● Given request:
Below is a listing to transcribe in full and exactly; keep the pictures out.

===============

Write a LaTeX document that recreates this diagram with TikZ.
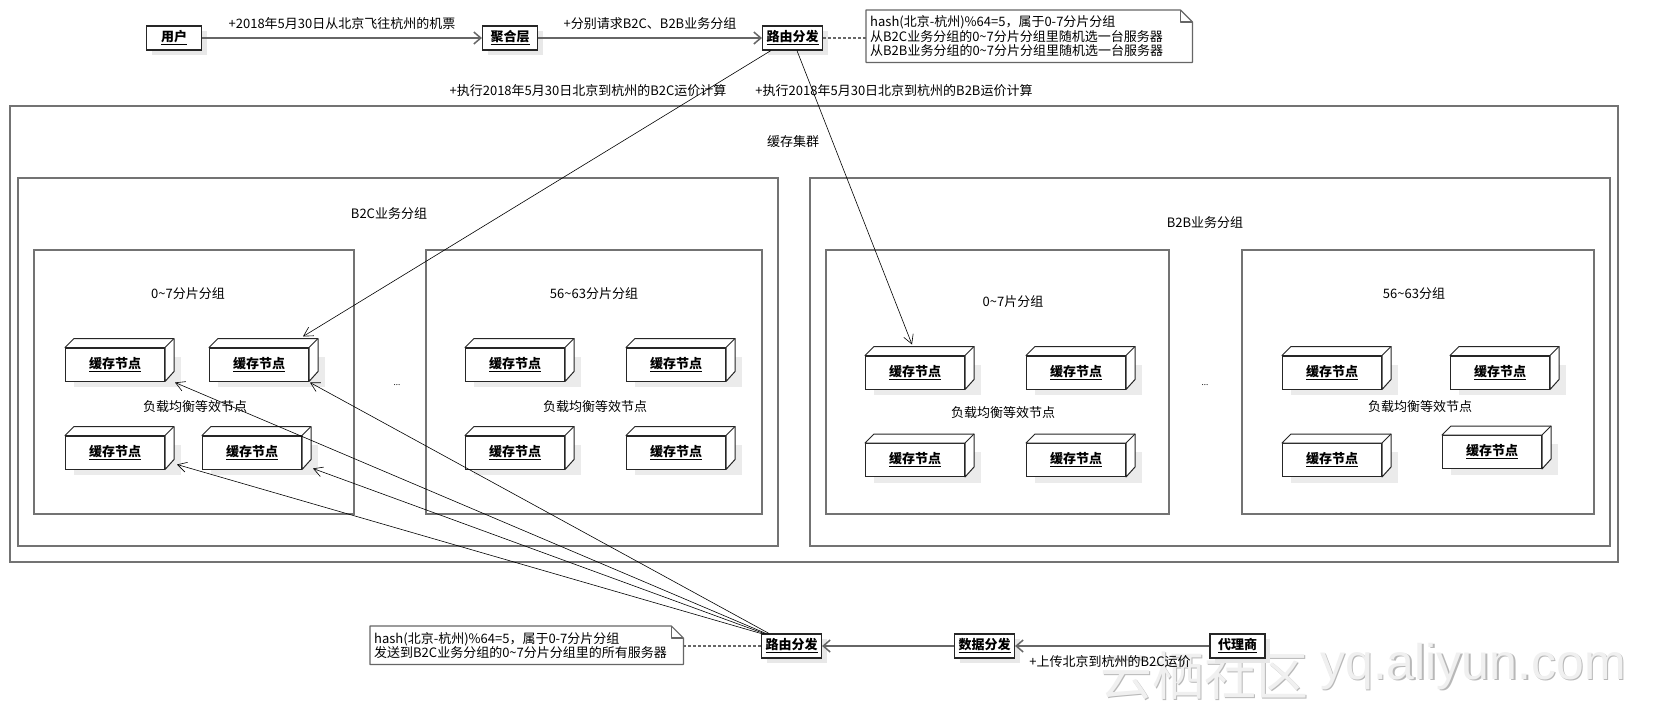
\documentclass[tikz,border=0pt]{standalone}
\usepackage{fontspec}
\setmainfont{Noto Sans CJK SC}
\newfontfamily\wmfont{Liberation Sans}
\usetikzlibrary{arrows.meta,calc,shadows,backgrounds}
\newcommand\mkcache[3]{%
  \fill[black!8] (#2-41,#3-8) rectangle (#2+66,#3+22.5);
  \node[cnode] (#1) at (#2,#3) {\underline{缓存节点}};
  \filldraw[cedge] (#1.north west) -- ++(9,-9) -- ($(#1.north east)+(9,-9)$) -- ++(0,33) -- (#1.south east) -- (#1.north east) -- cycle;
  \draw[cedge] (#1.north east) -- ++(9,-9);
}
\newcommand\mknote[1]{%
  \draw[notel] (#1.north west) -- ($(#1.north east)+(-12,0)$) -- ($(#1.north east)+(0,12)$) -- (#1.south east) -- (#1.south west) -- cycle;
  \draw[notel, fill=none] ($(#1.north east)+(-12,0)$) -- ($(#1.north east)+(-12,12)$) -- ($(#1.north east)+(0,12)$);
}
\begin{document}
\begin{tikzpicture}[x=1pt,y=-1pt,
  font=\fontsize{13}{14.2}\selectfont,
  grp/.style={draw=black!55, line width=1.4pt},
  lbl/.style={inner sep=0pt, anchor=center},
  ubox/.style={draw=black!85, line width=1.1pt, fill=white, minimum width=55pt, minimum height=24pt, inner xsep=4pt, inner ysep=2pt, font=\fontsize{13}{14}\selectfont\bfseries, drop shadow={shadow xshift=5pt, shadow yshift=-5pt, fill=black!9, opacity=1}},
  cnode/.style={draw=black!85, line width=1pt, fill=white, minimum width=99pt, minimum height=33pt, inner sep=0pt, font=\fontsize{13}{14}\selectfont\bfseries},
  cedge/.style={draw=black!85, fill=white, line width=1pt, line join=round},
  flow/.style={draw=black!60, line width=1.5pt, -{Straight Barb[length=7pt,width=12pt]}},
  thin/.style={draw=black, line width=0.6pt, -{Straight Barb[length=9pt,width=10pt]}},
  dotl/.style={draw=black!60, line width=1.2pt, dash pattern=on 2.5pt off 2.5pt},
  notebox/.style={inner xsep=4pt, inner ysep=0pt, align=left},
  notel/.style={draw=black!60, line width=1.2pt, fill=white, line join=round},
  wmcn/.style={inner sep=0pt, anchor=base west, font=\fontsize{52}{52}\selectfont},
  wmen/.style={inner sep=0pt, anchor=base west, font=\wmfont\fontsize{50}{50}\selectfont}
]
\begin{pgfonlayer}{background}
\fill[white] (0,0) rectangle (1658,707);
\end{pgfonlayer}
\useasboundingbox (0,0) rectangle (1658,707);

% watermark (light outline effect)
\node[wmcn, text=black!28] (wm1s) at (1101.5,696.5) {云栖社区};
\node[wmen, text=black!28] (wm2s) at (1321.5,680.5) {yq.aliyun.com};
\node[wmcn, text=black!6] (wm1) at (1100,695) {云栖社区};
\node[wmen, text=black!6] (wm2) at (1320,679) {yq.aliyun.com};

% group boxes
\draw[grp] (10,106) rectangle (1618,562);
\draw[grp] (18,178) rectangle (778,546);
\draw[grp] (810,178) rectangle (1610,546);
\draw[grp] (34,250) rectangle (354,514);
\draw[grp] (426,250) rectangle (762,514);
\draw[grp] (826,250) rectangle (1169,514);
\draw[grp] (1242,250) rectangle (1594,514);

% group labels
\node[lbl] (lcl) at (793,142) {缓存集群};
\node[lbl] (lb2c) at (389,214) {B2C业务分组};
\node[lbl] (lb2b) at (1205,223) {B2B业务分组};
\node[lbl] (l1) at (188,294) {0\textasciitilde7分片分组};
\node[lbl] (l2) at (594,294) {56\textasciitilde63分片分组};
\node[lbl] (l3) at (1013,302) {0\textasciitilde7片分组};
\node[lbl] (l4) at (1414,294) {56\textasciitilde63分组};
\node[lbl] (e1) at (195,407) {负载均衡等效节点};
\node[lbl] (e2) at (595,407) {负载均衡等效节点};
\node[lbl] (e3) at (1003,413) {负载均衡等效节点};
\node[lbl] (e4) at (1420,407) {负载均衡等效节点};
\node[lbl, font=\fontsize{8}{8}\selectfont] (d1) at (397,385) {...};
\node[lbl, font=\fontsize{8}{8}\selectfont] (d2) at (1205,385) {...};

% cache nodes
\mkcache{ca}{115}{364.5}
\mkcache{cb}{259}{364.5}
\mkcache{cc}{115}{452.5}
\mkcache{cd}{252}{452.5}
\mkcache{ce}{515}{364.5}
\mkcache{cf}{676}{364.5}
\mkcache{cg}{515}{452.5}
\mkcache{ch}{676}{452.5}
\mkcache{ka}{915}{372.5}
\mkcache{kb}{1076}{372.5}
\mkcache{kc}{915}{460}
\mkcache{kd}{1076}{460}
\mkcache{ke}{1332}{372.5}
\mkcache{kf}{1500}{372.5}
\mkcache{kg}{1332}{460}
\mkcache{kh}{1492}{452}

% top row
\node[ubox] (user) at (174,38) {\underline{用户}};
\node[ubox] (agg) at (510,38) {\underline{聚合层}};
\node[ubox] (rt) at (792.5,38) {\underline{路由分发}};
\node[notebox, text width=318pt, minimum height=52pt, anchor=north west] (n1) at (866,10)
  {hash(北京-杭州)\%64=5，属于0-7分片分组\\从B2C业务分组的0\textasciitilde7分片分组里随机选一台服务器\\从B2B业务分组的0\textasciitilde7分片分组里随机选一台服务器};
\begin{pgfonlayer}{background}
\mknote{n1}
\end{pgfonlayer}

\node[lbl] (t1) at (342,24) {+2018年5月30日从北京飞往杭州的机票};
\node[lbl] (t2) at (650,24) {+分别请求B2C、B2B业务分组};
\node[lbl] (t3) at (588,91) {+执行2018年5月30日北京到杭州的B2C运价计算};
\node[lbl] (t4) at (894,91) {+执行2018年5月30日北京到杭州的B2B运价计算};

\draw[flow] (user) -- (agg);
\draw[flow] (agg) -- (rt);
\draw[dotl] (rt.east) -- (rt.east -| n1.west);

% bottom row
\node[ubox] (rtb) at (791.5,646) {\underline{路由分发}};
\node[ubox] (ds) at (984.5,646) {\underline{数据分发}};
\node[ubox] (dl) at (1237.5,646) {\underline{代理商}};
\node[notebox, text width=305pt, minimum height=38pt, anchor=north west] (n2) at (370,626)
  {hash(北京-杭州)\%64=5，属于0-7分片分组\\发送到B2C业务分组的0\textasciitilde7分片分组里的所有服务器};
\begin{pgfonlayer}{background}
\mknote{n2}
\end{pgfonlayer}
\node[lbl] (t5) at (1110,662) {+上传北京到杭州的B2C运价};

\draw[flow] (dl) -- (ds);
\draw[flow] (ds) -- (rtb);
\draw[dotl] (rtb.west) -- (rtb.west -| n2.east);

% diagonal arrows
\draw[thin] ($(rt.south west)+(9,0)$) -- ($(cb.north east)+(-6,-11)$);
\draw[thin] ($(rt.south west)+(35,0)$) -- ($(ka.north)+(-3,-11)$);
\draw[thin] ($(rtb.north west)+(5,0)$) -- ($(ca.south east)+(10,1)$);
\draw[thin] ($(rtb.north west)+(8,0)$) -- ($(cb.south east)+(1,1)$);
\draw[thin] ($(rtb.north west)+(0,0)$) -- ($(cc.south east)+(12,-5)$);
\draw[thin] ($(rtb.north west)+(3,0)$) -- ($(cd.south east)+(11,-1)$);
\end{tikzpicture}
\end{document}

===============

● Full response:
Write a LaTeX document that recreates this diagram with TikZ.
\documentclass[tikz,border=0pt]{standalone}
\usepackage{fontspec}
\setmainfont{Noto Sans CJK SC}
\newfontfamily\wmfont{Liberation Sans}
\usetikzlibrary{arrows.meta,calc,shadows,backgrounds}
\newcommand\mkcache[3]{%
  \fill[black!8] (#2-41,#3-8) rectangle (#2+66,#3+22.5);
  \node[cnode] (#1) at (#2,#3) {\underline{缓存节点}};
  \filldraw[cedge] (#1.north west) -- ++(9,-9) -- ($(#1.north east)+(9,-9)$) -- ++(0,33) -- (#1.south east) -- (#1.north east) -- cycle;
  \draw[cedge] (#1.north east) -- ++(9,-9);
}
\newcommand\mknote[1]{%
  \draw[notel] (#1.north west) -- ($(#1.north east)+(-12,0)$) -- ($(#1.north east)+(0,12)$) -- (#1.south east) -- (#1.south west) -- cycle;
  \draw[notel, fill=none] ($(#1.north east)+(-12,0)$) -- ($(#1.north east)+(-12,12)$) -- ($(#1.north east)+(0,12)$);
}
\begin{document}
\begin{tikzpicture}[x=1pt,y=-1pt,
  font=\fontsize{13}{14.2}\selectfont,
  grp/.style={draw=black!55, line width=1.4pt},
  lbl/.style={inner sep=0pt, anchor=center},
  ubox/.style={draw=black!85, line width=1.1pt, fill=white, minimum width=55pt, minimum height=24pt, inner xsep=4pt, inner ysep=2pt, font=\fontsize{13}{14}\selectfont\bfseries, drop shadow={shadow xshift=5pt, shadow yshift=-5pt, fill=black!9, opacity=1}},
  cnode/.style={draw=black!85, line width=1pt, fill=white, minimum width=99pt, minimum height=33pt, inner sep=0pt, font=\fontsize{13}{14}\selectfont\bfseries},
  cedge/.style={draw=black!85, fill=white, line width=1pt, line join=round},
  flow/.style={draw=black!60, line width=1.5pt, -{Straight Barb[length=7pt,width=12pt]}},
  thin/.style={draw=black, line width=0.6pt, -{Straight Barb[length=9pt,width=10pt]}},
  dotl/.style={draw=black!60, line width=1.2pt, dash pattern=on 2.5pt off 2.5pt},
  notebox/.style={inner xsep=4pt, inner ysep=0pt, align=left},
  notel/.style={draw=black!60, line width=1.2pt, fill=white, line join=round},
  wmcn/.style={inner sep=0pt, anchor=base west, font=\fontsize{52}{52}\selectfont},
  wmen/.style={inner sep=0pt, anchor=base west, font=\wmfont\fontsize{50}{50}\selectfont}
]
\begin{pgfonlayer}{background}
\fill[white] (0,0) rectangle (1658,707);
\end{pgfonlayer}
\useasboundingbox (0,0) rectangle (1658,707);

% watermark (light outline effect)
\node[wmcn, text=black!28] (wm1s) at (1101.5,696.5) {云栖社区};
\node[wmen, text=black!28] (wm2s) at (1321.5,680.5) {yq.aliyun.com};
\node[wmcn, text=black!6] (wm1) at (1100,695) {云栖社区};
\node[wmen, text=black!6] (wm2) at (1320,679) {yq.aliyun.com};

% group boxes
\draw[grp] (10,106) rectangle (1618,562);
\draw[grp] (18,178) rectangle (778,546);
\draw[grp] (810,178) rectangle (1610,546);
\draw[grp] (34,250) rectangle (354,514);
\draw[grp] (426,250) rectangle (762,514);
\draw[grp] (826,250) rectangle (1169,514);
\draw[grp] (1242,250) rectangle (1594,514);

% group labels
\node[lbl] (lcl) at (793,142) {缓存集群};
\node[lbl] (lb2c) at (389,214) {B2C业务分组};
\node[lbl] (lb2b) at (1205,223) {B2B业务分组};
\node[lbl] (l1) at (188,294) {0\textasciitilde7分片分组};
\node[lbl] (l2) at (594,294) {56\textasciitilde63分片分组};
\node[lbl] (l3) at (1013,302) {0\textasciitilde7片分组};
\node[lbl] (l4) at (1414,294) {56\textasciitilde63分组};
\node[lbl] (e1) at (195,407) {负载均衡等效节点};
\node[lbl] (e2) at (595,407) {负载均衡等效节点};
\node[lbl] (e3) at (1003,413) {负载均衡等效节点};
\node[lbl] (e4) at (1420,407) {负载均衡等效节点};
\node[lbl, font=\fontsize{8}{8}\selectfont] (d1) at (397,385) {...};
\node[lbl, font=\fontsize{8}{8}\selectfont] (d2) at (1205,385) {...};

% cache nodes
\mkcache{ca}{115}{364.5}
\mkcache{cb}{259}{364.5}
\mkcache{cc}{115}{452.5}
\mkcache{cd}{252}{452.5}
\mkcache{ce}{515}{364.5}
\mkcache{cf}{676}{364.5}
\mkcache{cg}{515}{452.5}
\mkcache{ch}{676}{452.5}
\mkcache{ka}{915}{372.5}
\mkcache{kb}{1076}{372.5}
\mkcache{kc}{915}{460}
\mkcache{kd}{1076}{460}
\mkcache{ke}{1332}{372.5}
\mkcache{kf}{1500}{372.5}
\mkcache{kg}{1332}{460}
\mkcache{kh}{1492}{452}

% top row
\node[ubox] (user) at (174,38) {\underline{用户}};
\node[ubox] (agg) at (510,38) {\underline{聚合层}};
\node[ubox] (rt) at (792.5,38) {\underline{路由分发}};
\node[notebox, text width=318pt, minimum height=52pt, anchor=north west] (n1) at (866,10)
  {hash(北京-杭州)\%64=5，属于0-7分片分组\\从B2C业务分组的0\textasciitilde7分片分组里随机选一台服务器\\从B2B业务分组的0\textasciitilde7分片分组里随机选一台服务器};
\begin{pgfonlayer}{background}
\mknote{n1}
\end{pgfonlayer}

\node[lbl] (t1) at (342,24) {+2018年5月30日从北京飞往杭州的机票};
\node[lbl] (t2) at (650,24) {+分别请求B2C、B2B业务分组};
\node[lbl] (t3) at (588,91) {+执行2018年5月30日北京到杭州的B2C运价计算};
\node[lbl] (t4) at (894,91) {+执行2018年5月30日北京到杭州的B2B运价计算};

\draw[flow] (user) -- (agg);
\draw[flow] (agg) -- (rt);
\draw[dotl] (rt.east) -- (rt.east -| n1.west);

% bottom row
\node[ubox] (rtb) at (791.5,646) {\underline{路由分发}};
\node[ubox] (ds) at (984.5,646) {\underline{数据分发}};
\node[ubox] (dl) at (1237.5,646) {\underline{代理商}};
\node[notebox, text width=305pt, minimum height=38pt, anchor=north west] (n2) at (370,626)
  {hash(北京-杭州)\%64=5，属于0-7分片分组\\发送到B2C业务分组的0\textasciitilde7分片分组里的所有服务器};
\begin{pgfonlayer}{background}
\mknote{n2}
\end{pgfonlayer}
\node[lbl] (t5) at (1110,662) {+上传北京到杭州的B2C运价};

\draw[flow] (dl) -- (ds);
\draw[flow] (ds) -- (rtb);
\draw[dotl] (rtb.west) -- (rtb.west -| n2.east);

% diagonal arrows
\draw[thin] ($(rt.south west)+(9,0)$) -- ($(cb.north east)+(-6,-11)$);
\draw[thin] ($(rt.south west)+(35,0)$) -- ($(ka.north)+(-3,-11)$);
\draw[thin] ($(rtb.north west)+(5,0)$) -- ($(ca.south east)+(10,1)$);
\draw[thin] ($(rtb.north west)+(8,0)$) -- ($(cb.south east)+(1,1)$);
\draw[thin] ($(rtb.north west)+(0,0)$) -- ($(cc.south east)+(12,-5)$);
\draw[thin] ($(rtb.north west)+(3,0)$) -- ($(cd.south east)+(11,-1)$);
\end{tikzpicture}
\end{document}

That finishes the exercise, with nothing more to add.